= Mark Adams No. 1 =

German cigarette brand

Mark Adams No. 1 or Mark Adams is a German brand of cigarettes currently owned and manufactured by Grand River Enterprises Germany. It is manufactured in the GRE cigarette factory in Kloster Lehnin, Brandenburg an der Havel.

The main market for Mark Adams No. 1 is Germany. Other markets include the Netherlands, Austria, Spain, Italy, the Czech Republic, Slovenia and Lithuania.

==History==
Mark Adams No. 1 was launched in the 1990s as a budget brand. Over the years, it became a popular discount brand and is currently sold in over 25 countries. The brand name has been officially registered since 15 November 2010 and expires on 2 June 2020.

The cigarettes come in 19 or 20-packs, 25-packs, 10-packs (which are banned since 2016) and in 100s.
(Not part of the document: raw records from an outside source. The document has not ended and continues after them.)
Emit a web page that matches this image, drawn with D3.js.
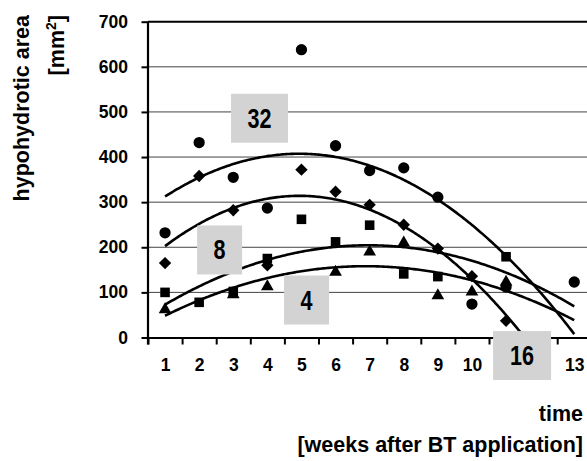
<!DOCTYPE html>
<html>
<head>
<meta charset="utf-8">
<script src="https://cdn.jsdelivr.net/npm/d3@7"></script>
<style>
  body { margin: 0; background: #fff; }
  svg text { font-family: "Liberation Sans", Arial, sans-serif; font-weight: bold; fill: #000; }
  .axis path, .axis line { stroke: #000; }
</style>
</head>
<body>
<svg id="chart" width="587" height="461"></svg>
<script>
// values (null = no point visible)
const weeks = [1, 2, 3, 4, 5, 6, 7, 8, 9, 10, 11, 12, 13]
const circleVals   = [232, 432, 355, 287, 638, 425, 370, 376, 311, 74, 112, null, 123]
const diamondVals  = [165, 358, 282, 160, 372, 323, 294, 250, 197, 136, 37, null, null]
const squareVals   = [100, 78, 102, 175, 262, 212, 249, 141, 135, null, 179, null, null]
const triangleVals = [62, null, 95, 113, null, 145, 190, 210, 93, 101, 123, null, null]
const yTicks = [0, 100, 200, 300, 400, 500, 600, 700]
// week labels 11 and 12 sit under the "16" box in the original, so they are not shown
const shownWeekLabels = [1, 2, 3, 4, 5, 6, 7, 8, 9, 10, 13]
const boxLabels = ["32", "8", "4", "16"]
// where the grey labels sit, in week / area units
const boxAt = [[3.77, 486], [2.60, 194], [5.15, 83], [11.47, -40]]
const boxW = [57, 45, 45, 58]

let svg = d3.select("#chart")
let plotLeft = 148, plotBottom = 337.5, plotTop = 21.7, band = 34.1

let x = d3.scaleLinear().domain([0.5, 13.5]).range([plotLeft, plotLeft + 13 * band])
let y = d3.scaleLinear().domain([0, 700]).range([plotBottom, plotTop])

// least squares 2nd order polynomial, like the spreadsheet trendline
function quadFit(xs, ys) {
    let S = [0, 0, 0, 0, 0], T = [0, 0, 0]
    xs.forEach((xv, i) => {
        for (let k = 0; k < 5; k++) S[k] += Math.pow(xv, k)
        for (let k = 0; k < 3; k++) T[k] += Math.pow(xv, k) * ys[i]
    })
    let M = [[S[0], S[1], S[2]], [S[1], S[2], S[3]], [S[2], S[3], S[4]]]
    let det = m => m[0][0]*(m[1][1]*m[2][2]-m[1][2]*m[2][1])
                 - m[0][1]*(m[1][0]*m[2][2]-m[1][2]*m[2][0])
                 + m[0][2]*(m[1][0]*m[2][1]-m[1][1]*m[2][0])
    let D = det(M)
    let coef = [0, 1, 2].map(c => det(M.map((row, r) => row.map((v, j) => j == c ? T[r] : v))) / D)
    return t => coef[0] + coef[1] * t + coef[2] * t * t
}

// gridlines
svg.append("g").selectAll("line")
    .data(yTicks.filter(d => d > 0))
    .enter().append("line")
    .attr("x1", plotLeft).attr("x2", 587)
    .attr("y1", d => y(d)).attr("y2", d => y(d))
    .attr("stroke", d => d == 700 ? "#000" : "#444")
    .attr("stroke-width", d => d == 700 ? 2 : 1)

// y axis
let yAxis = svg.append("g").attr("class", "axis")
    .attr("transform", `translate(${plotLeft},0)`)
    .call(d3.axisLeft(y).tickValues(yTicks).tickSize(6.5).tickPadding(13.5))
yAxis.select(".domain").remove()
yAxis.selectAll("text").style("font-size", "17.5px")
yAxis.selectAll("line").attr("stroke-width", 2)
svg.append("line").attr("x1", plotLeft).attr("x2", plotLeft).attr("y1", plotTop).attr("y2", plotBottom + 7)
    .attr("stroke", "#000").attr("stroke-width", 2.2)

// x axis: ticks between weeks, labels on the weeks
let xTicksAxis = svg.append("g").attr("class", "axis")
    .attr("transform", `translate(0,${plotBottom})`)
    .call(d3.axisBottom(x).tickValues(d3.range(0.5, 14, 1)).tickSize(7).tickSizeOuter(0).tickFormat(""))
xTicksAxis.select(".domain").attr("stroke-width", 2.2)
xTicksAxis.selectAll("line").attr("stroke-width", 2)

let xLabels = svg.append("g")
    .attr("transform", `translate(0,${plotBottom})`)
    .call(d3.axisBottom(x).tickValues(shownWeekLabels).tickSize(0).tickPadding(21).tickFormat(d3.format("d")))
xLabels.select(".domain").remove()
xLabels.selectAll("text").style("font-size", "17.5px")

// trendlines
svg.append("clipPath").attr("id", "plotclip")
    .append("rect").attr("x", plotLeft).attr("y", plotTop - 2).attr("width", 13 * band).attr("height", plotBottom - plotTop + 2)

let series = [
    { vals: circleVals, shape: "circle" },
    { vals: diamondVals, shape: "diamond" },
    { vals: squareVals, shape: "square" },
    { vals: triangleVals, shape: "triangle" }
]
let curveX = d3.range(1, 13.001, 0.05)
let line = d3.line().x(d => x(d[0])).y(d => y(d[1]))

series.forEach(s => {
    let pts = weeks.map((w, i) => [w, s.vals[i]]).filter(p => p[1] != null)
    let f = quadFit(pts.map(p => p[0]), pts.map(p => p[1]))
    svg.append("path")
        .attr("clip-path", "url(#plotclip)")
        .attr("d", line(curveX.map(t => [t, f(t)])))
        .attr("fill", "none")
        .attr("stroke", "#000")
        .attr("stroke-width", 2.6)
    s.pts = pts
})

// markers
let symbols = {
    circle: d3.symbol().type(d3.symbolCircle).size(100),
    diamond: d3.symbol().type(d3.symbolSquare).size(76),
    square: d3.symbol().type(d3.symbolSquare).size(92),
    triangle: d3.symbol().type(d3.symbolTriangle).size(70)
}
series.forEach(s => {
    svg.append("g").selectAll("path")
        .data(s.pts)
        .enter().append("path")
        .attr("d", symbols[s.shape])
        .attr("transform", d => `translate(${x(d[0])},${y(d[1])})` + (s.shape == "diamond" ? " rotate(45)" : ""))
        .attr("fill", "#000")
})

// grey number boxes
boxLabels.forEach((lab, i) => {
    let cx = x(boxAt[i][0]), cy = y(boxAt[i][1])
    let g = svg.append("g").attr("transform", `translate(${cx},${cy})`)
    g.append("rect").attr("x", -boxW[i] / 2).attr("y", -24.5).attr("width", boxW[i]).attr("height", 49)
        .attr("fill", "#d3d3d3")
    g.append("text").attr("transform", "scale(0.8,1)")
        .attr("text-anchor", "middle").attr("y", 9.5)
        .style("font-size", "27px")
        .text(lab)
})

// axis titles
svg.append("text")
    .attr("transform", "translate(28.5,15) rotate(-90)")
    .attr("text-anchor", "end")
    .style("font-size", "21.5px")
    .text("hypohydrotic area")
let unit = svg.append("text")
    .attr("transform", "translate(64,15) rotate(-90)")
    .attr("text-anchor", "end")
    .style("font-size", "21.5px")
unit.append("tspan").text("[mm")
unit.append("tspan").attr("dy", -8).style("font-size", "14px").text("2")
unit.append("tspan").attr("dy", 8).text("]")

svg.append("text").attr("x", 583).attr("y", 421)
    .attr("text-anchor", "end").style("font-size", "21.5px").text("time")
svg.append("text").attr("x", 583).attr("y", 452)
    .attr("text-anchor", "end").style("font-size", "21.5px").text("[weeks after BT application]")
</script>
</body>
</html>
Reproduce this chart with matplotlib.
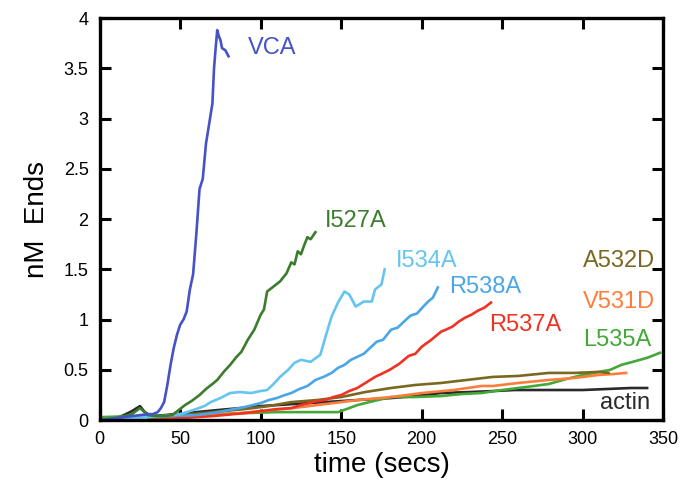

Roll-your-own cigarettes are also available in 30 or 50 grams of tobacco. Rolling paper is also available.

==Controversy==
In November 2015, Grand River Enterprises Germany and Philip Morris had a dispute over the name of the Mark Adams No. 1 brand and the Mark 10 brand in Romania. Philip Morris accused GRE Germany that their Mark Adams brand caused confusion with their own Mark 10 brand. The Romanian Trademark Office (TMO) communicated to both parties in March 2016 that there was no likelihood of confusion between either brands, however.